__What is being asked__
In the lines below, output everything from the first line through the line containing "from matplotlib.patches import Rectangle" exactly as it is. Pictures are not part of the output.

[Entries with chart source code]
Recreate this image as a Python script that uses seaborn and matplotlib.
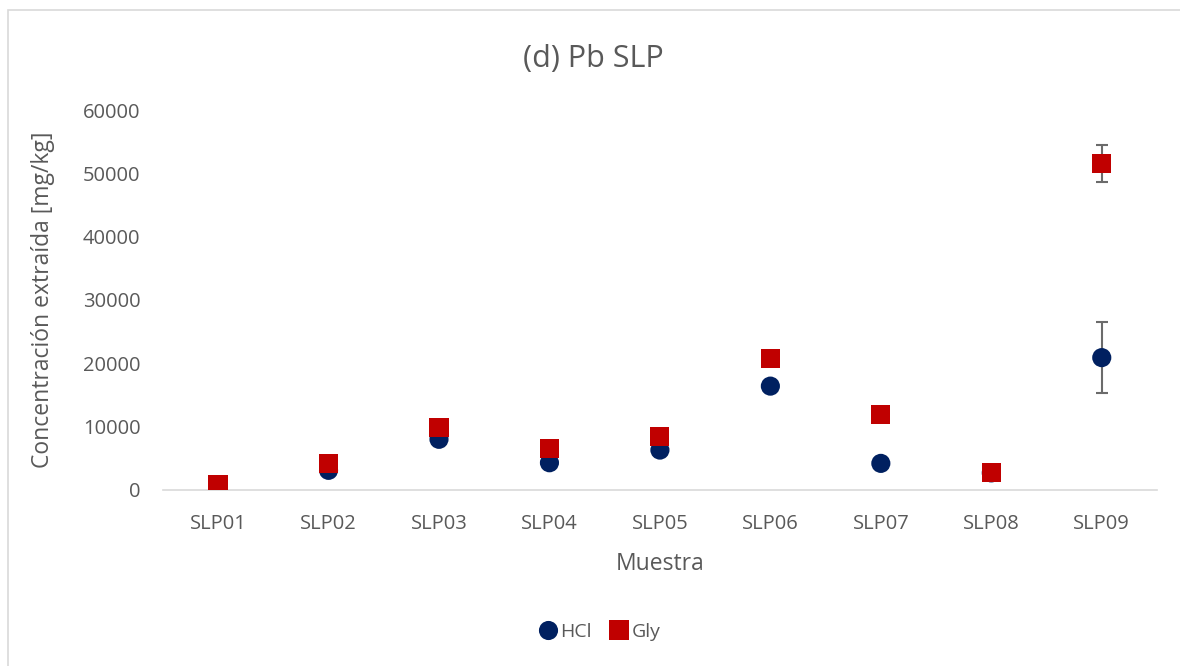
import matplotlib
matplotlib.use("Agg")
import matplotlib.pyplot as plt
import seaborn as sns
import pandas as pd
from matplotlib.patches import Rectangle

samples = ["SLP01", "SLP02", "SLP03", "SLP04", "SLP05", "SLP06", "SLP07", "SLP08", "SLP09"]
hcl = [500, 3100, 8000, 4300, 6300, 16400, 4200, 2700, 20900]
gly = [800, 4200, 9800, 6600, 8500, 20700, 11900, 2700, 51600]
hcl_err = [0, 0, 0, 0, 0, 0, 0, 0, 5600]
gly_err = [0, 0, 0, 0, 0, 0, 0, 0, 2950]
series = ["HCl", "Gly"]
yticks = [0, 10000, 20000, 30000, 40000, 50000, 60000]

sns.set_theme(style="white")
plt.rcParams["font.family"] = ["Open Sans", "DejaVu Sans"]

TXT = "#595959"
fig = plt.figure(figsize=(11.8, 6.66), dpi=100)
ax = fig.add_axes([0.138, 0.2643, 0.8425, 0.5705])

df = pd.DataFrame({
    "Muestra": samples * 2,
    "value": hcl + gly,
    "serie": [series[0]] * len(samples) + [series[1]] * len(samples),
})

ax.errorbar(samples, hcl, yerr=hcl_err, fmt="none", ecolor="#6b6b6b", elinewidth=1.5,
            capsize=4.5, capthick=1.5, zorder=1)
ax.errorbar(samples, gly, yerr=gly_err, fmt="none", ecolor="#6b6b6b", elinewidth=1.5,
            capsize=4.5, capthick=1.5, zorder=1)

sns.scatterplot(data=df, x="Muestra", y="value", hue="serie", style="serie",
                palette={"HCl": "#002060", "Gly": "#C00000"},
                markers={"HCl": "o", "Gly": "s"}, s=190, linewidth=0,
                ax=ax, zorder=3, legend=True)

ax.set_xlim(-0.5, len(samples) - 0.5)
ax.set_ylim(0, 60000)
ax.set_yticks(yticks)
ax.set_yticklabels([str(v) for v in yticks])
ax.tick_params(axis="both", colors=TXT, labelsize=14.5, length=0)
ax.tick_params(axis="y", pad=16)
ax.tick_params(axis="x", pad=17)
for s in ["top", "right", "left"]:
    ax.spines[s].set_visible(False)
ax.spines["bottom"].set_color("#D9D9D9")
ax.spines["bottom"].set_linewidth(1.2)

ax.set_xlabel("Muestra", color=TXT, fontsize=16.5, labelpad=13)
ax.set_ylabel("Concentración extraída [mg/kg]", color=TXT, fontsize=16.5, labelpad=20)
fig.text(0.503, 0.912, "(d) Pb SLP", color=TXT, fontsize=22, ha="center", va="center")

leg = ax.legend(loc="center", bbox_to_anchor=(0.439, -0.374), ncol=2, frameon=False,
                handlelength=1.0, handletextpad=0.15, columnspacing=0.9,
                fontsize=14, markerscale=1.0)
for t in leg.get_texts():
    t.set_color(TXT)

fig.patches.append(Rectangle((0.007, -0.01), 1.2, 0.995, transform=fig.transFigure,
                             fill=False, edgecolor="#D9D9D9", linewidth=1.2))

fig.savefig("out.png", dpi=100)
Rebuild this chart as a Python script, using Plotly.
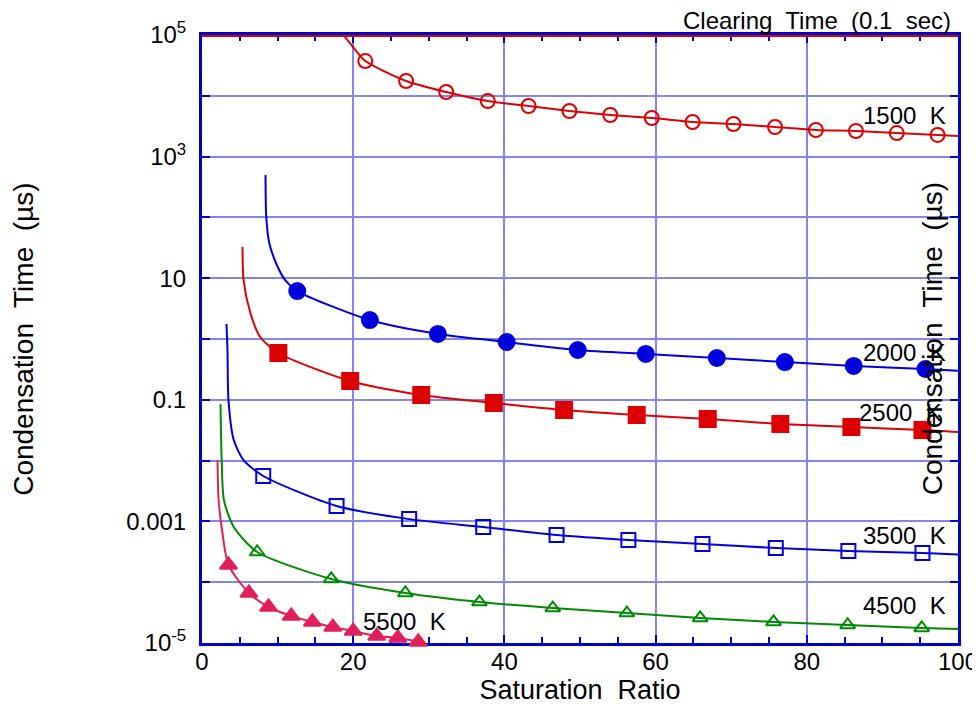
import plotly.graph_objects as go

# ---------------- data ----------------
clearing_sat = [0, 100]
clearing_time = [1e5, 1e5]

sat_1500 = [21.6, 27.0, 32.3, 37.8, 43.2, 48.6, 54.0, 59.5, 64.9, 70.3, 75.8, 81.2, 86.5, 91.9, 97.3]
t_1500 = [37300, 17500, 11550, 8200, 6790, 5620, 4830, 4310, 3710, 3440, 3070, 2740, 2640, 2440, 2270]
head_sat_1500 = [18.7, 20.3]
head_t_1500 = [1e5, 56600]
tail_sat_1500 = [100]
tail_t_1500 = [2180]

sat_2000 = [12.6, 22.2, 31.2, 40.3, 49.7, 58.7, 68.1, 77.1, 86.2, 95.7]
t_2000 = [6.15, 2.05, 1.21, 0.893, 0.659, 0.567, 0.487, 0.418, 0.36, 0.321]
head_sat_2000 = [8.4, 8.5, 8.9, 9.9, 11.0]
head_t_2000 = [497, 101.6, 37.9, 16.5, 9.33]
tail_sat_2000 = [100]
tail_t_2000 = [0.30]

sat_2500 = [10.1, 19.6, 29.0, 38.6, 47.9, 57.5, 66.9, 76.5, 85.9, 95.3]
t_2500 = [0.589, 0.204, 0.12, 0.0886, 0.068, 0.0562, 0.0483, 0.040, 0.0357, 0.0319]
head_sat_2500 = [5.36, 5.5, 6.4, 7.7]
head_t_2500 = [32.6, 9.33, 2.68, 1.08]
tail_sat_2500 = [100]
tail_t_2500 = [0.0295]

sat_3500 = [8.1, 17.8, 27.4, 37.2, 46.9, 56.4, 66.2, 75.9, 85.5, 95.3]
t_3500 = [5.58e-3, 1.79e-3, 1.09e-3, 8.08e-4, 5.97e-4, 4.94e-4, 4.25e-4, 3.65e-4, 3.26e-4, 3.02e-4]
head_sat_3500 = [3.24, 3.37, 3.5, 4.2, 5.5]
head_t_3500 = [1.77, 0.659, 0.1, 0.0218, 0.0102]
tail_sat_3500 = [100]
tail_t_3500 = [2.85e-4]

sat_4500 = [7.3, 17.1, 26.9, 36.7, 46.4, 56.2, 65.9, 75.6, 85.4, 95.2]
t_4500 = [3.14e-4, 1.13e-4, 6.64e-5, 4.72e-5, 3.76e-5, 3.11e-5, 2.58e-5, 2.22e-5, 1.98e-5, 1.77e-5]
head_sat_4500 = [2.45, 2.6, 2.9, 4.2]
head_t_4500 = [0.0853, 0.0102, 2.25e-3, 8.09e-4]
tail_sat_4500 = [100]
tail_t_4500 = [1.7e-5]

sat_5500 = [3.5, 6.2, 8.8, 11.8, 14.6, 17.3, 20.0, 23.1, 25.9, 28.6]
t_5500 = [1.92e-4, 6.64e-5, 3.91e-5, 2.78e-5, 2.22e-5, 1.83e-5, 1.57e-5, 1.30e-5, 1.21e-5, 1.04e-5]
head_sat_5500 = [2.05, 2.2, 2.7]
head_t_5500 = [0.0102, 2.25e-3, 6.45e-4]
tail_sat_5500 = [28.8]
tail_t_5500 = [1.0e-5]

x_ticks = [0, 20, 40, 60, 80, 100]
y_tickvals = [1e5, 1e3, 1e1, 0.1, 0.001, 1e-5]
y_ticktext = ["10<sup>5</sup>", "10<sup>3</sup>", "10", "0.1", "0.001", "10<sup>-5</sup>"]
y_minor_tickvals = [1e4, 1e2, 1, 0.01, 1e-4]

NB = "\u00a0"
series_labels = ["1500" + NB + " K", "2000" + NB + " K", "2500" + NB + " K",
                 "3500" + NB + " K", "4500" + NB + " K", "5500" + NB + " K"]
clearing_label = "Clearing" + NB + " Time" + NB + " (0.1" + NB + " sec)"
y_title = "Condensation" + NB + " Time" + NB + " (µs)"
x_title = "Saturation" + NB + " Ratio"

# ---------------- style ----------------
RED = "#dd0000"
BLUE = "#0000dd"
GREEN = "#008a00"
CRIMSON = "#e0205a"
AXIS = "#0000cc"
GRID = "#8484ec"
FONT = "Liberation Sans, Arial, sans-serif"

fig = go.Figure()

series = [
    (head_sat_1500, head_t_1500, sat_1500, t_1500, tail_sat_1500, tail_t_1500, RED, "circle-open", 14),
    (head_sat_2000, head_t_2000, sat_2000, t_2000, tail_sat_2000, tail_t_2000, BLUE, "circle", 16),
    (head_sat_2500, head_t_2500, sat_2500, t_2500, tail_sat_2500, tail_t_2500, RED, "square", 16),
    (head_sat_3500, head_t_3500, sat_3500, t_3500, tail_sat_3500, tail_t_3500, BLUE, "square-open", 14),
    (head_sat_4500, head_t_4500, sat_4500, t_4500, tail_sat_4500, tail_t_4500, GREEN, "triangle-up-open", 13),
    (head_sat_5500, head_t_5500, sat_5500, t_5500, tail_sat_5500, tail_t_5500, CRIMSON, "triangle-up", 15),
]

for hx, hy, mx, my, tx, ty, col, sym, sz in series:
    fig.add_trace(go.Scatter(
        x=hx + mx + tx, y=hy + my + ty, mode="lines",
        line=dict(color=col, width=2, shape="spline", smoothing=0.7),
        hoverinfo="skip", showlegend=False))
    fig.add_trace(go.Scatter(
        x=mx, y=my, mode="markers",
        marker=dict(symbol=sym, size=sz, color=col, line=dict(color=col, width=2)),
        showlegend=False, cliponaxis=False))

fig.add_trace(go.Scatter(
    x=clearing_sat, y=clearing_time, mode="lines",
    line=dict(color=RED, width=4), showlegend=False, cliponaxis=False))

axis_common = dict(
    showline=True, linecolor=AXIS, linewidth=3, mirror="ticks",
    ticks="inside", ticklen=8, tickwidth=2, tickcolor=AXIS,
    showgrid=True, gridcolor=GRID, gridwidth=2, zeroline=False,
    tickfont=dict(family=FONT, size=24, color="black"),
    layer="below traces", automargin=False,
)

fig.update_xaxes(
    range=[0, 100], tickvals=x_ticks,
    minor=dict(dtick=5, ticks="inside", ticklen=6, tickwidth=2, tickcolor=AXIS, showgrid=False),
    title=dict(text=x_title, font=dict(family=FONT, size=27, color="black"), standoff=0),
    ticklabelstandoff=-5,
    **axis_common)

fig.update_yaxes(
    type="log", range=[-5, 5], tickvals=y_tickvals, ticktext=y_ticktext,
    minor=dict(tickmode="array", tickvals=y_minor_tickvals, ticks="inside", ticklen=8,
               tickwidth=2, tickcolor=AXIS, showgrid=True, gridcolor=GRID, gridwidth=2),
    ticklabelstandoff=8,
    **axis_common)

label_pos = [
    (98.7, 3.684, "right"),
    (98.7, -0.214, "right"),
    (98.1, -1.217, "right"),
    (98.7, -3.24, "right"),
    (98.7, -4.39, "right"),
    (26.8, -4.65, "center"),
]
annotations = []
for (lx, ly, anc), txt in zip(label_pos, series_labels):
    annotations.append(dict(x=lx, y=ly, xref="x", yref="y", text=txt, showarrow=False,
                            xanchor=anc, yanchor="middle",
                            font=dict(family=FONT, size=24, color="black")))

annotations += [
    dict(x=0.993, y=1.024, xref="paper", yref="paper", text=clearing_label,
         showarrow=False, xanchor="right", yanchor="middle",
         font=dict(family=FONT, size=24, color="black")),
    dict(x=-0.237, y=0.5, xref="paper", yref="paper", text=y_title,
         textangle=-90, showarrow=False, xanchor="center", yanchor="middle",
         font=dict(family=FONT, size=28, color="black")),
    dict(x=0.966, y=0.5, xref="paper", yref="paper", text=y_title,
         textangle=-90, showarrow=False, xanchor="center", yanchor="middle",
         font=dict(family=FONT, size=28, color="black")),
    dict(x=0.512, y=1.045, xref="paper", yref="paper", text="<b>y</b>",
         showarrow=False, xanchor="center", yanchor="bottom",
         font=dict(family=FONT, size=30, color="#22dd00")),
]

# the page adds an 8 px body margin, so the plot box is shifted by that
fig.update_layout(
    width=980, height=705,
    margin=dict(l=194, r=30, t=27, b=70, autoexpand=False),
    paper_bgcolor="white", plot_bgcolor="white",
    showlegend=False,
    annotations=annotations,
    font=dict(family=FONT),
)

fig.write_html("out.html")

__Solution__
Recreate this image as a Python script that uses seaborn and matplotlib.
import matplotlib
matplotlib.use("Agg")
import matplotlib.pyplot as plt
import seaborn as sns
import pandas as pd
from matplotlib.patches import Rectangle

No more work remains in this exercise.